I still ‘enjoy’ the fallout that came with this month all messed up. (March 2015 — I’ll remember you forever. I will probably develop a fobia for the month of March now.) First, my schedule was wrecked by things well outside my control. I lost valuable time to do research to write good blog posts for the challenge, because after one thing was shifted to later dates, all others had to be moved as well, and there are priorities, like editing my book. So no April A-Z for me. Talk about planning a couple of months ahead. Ha! Still fucked up!
That’s two failed A-Z challenges in a row.
Tho I still want to do A-Z next year. I’m an idiot.
My other worry were my beta readers. I barely made it on schedule with them as well, so revisions are a priority during the time I could have written a couple more blog posts. Again, things well outside my control, with stuff planned since forever. Fuck this shit.

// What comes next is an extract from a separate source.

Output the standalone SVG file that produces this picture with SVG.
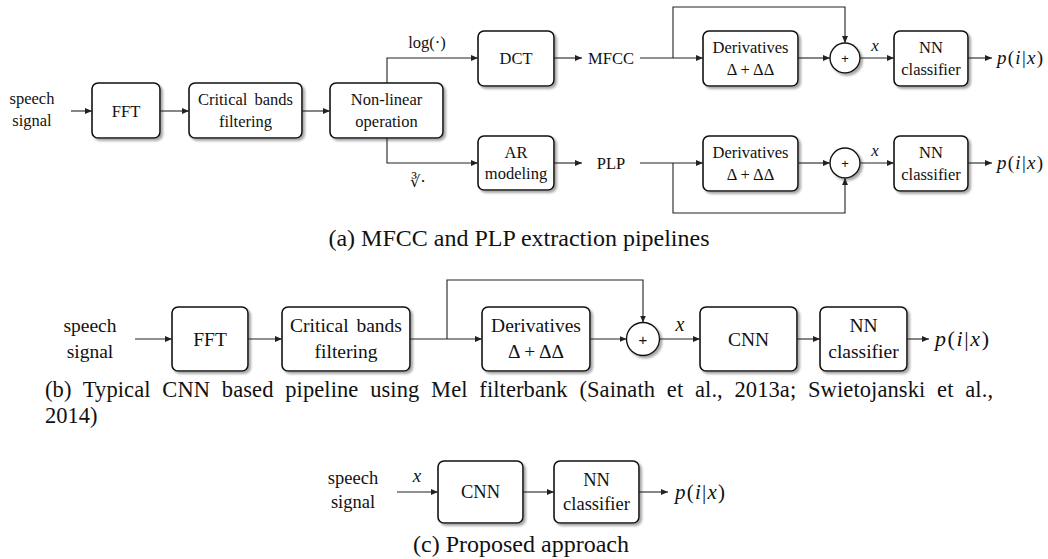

Now, if all this wasn’t enough, my carefully built coupled-atmosphere-ocean model — I’ve been working on it for a year or so — crashes my computer. I’m out of computing resources and I can’t tweak it any further. Even if I’d run it in parts. I hit a wall with my planet design here, so I’ll have to improvise from what I’ve learned in the process so far. Basically, back to pencils and spreadsheets. I love spreadsheets, but I love MATLAB even more. Yet I have no pretty data to feed the scripts. *Weeps blood*
Hey, I still have my new bike! It was a gift for my birthday this February.
(I have an urge to sell it for more PC parts to get my old machine up and running again.)
The good thing (which somehow outweighs all the bad stuff) is that I’m halfway through the first chapter of Rjg. Looks like it will be an exciting adventure to write. I’m currently reading a couple of books to keep my mind going. I came across them accidentally, while doing some research for my story’s copper mines. Those two books are The Substance of Civilization: Materials and Human History from the Stone Age to the Age of Silicon by Stephen L. Sass and Traces Of The Past: Unraveling The Secrets Of Archaeology Through Chemistry by Joseph B. Lambert. If there’s something about ancient technologies and materials science, it’s where you should go look for the answers. Pretty good reads. (Ok, I’m biased here, since I found something that pleases my reader’s eye. That happens very rarely.)
Oh well, back to work. The last of revisions and some heavy writing afterwards.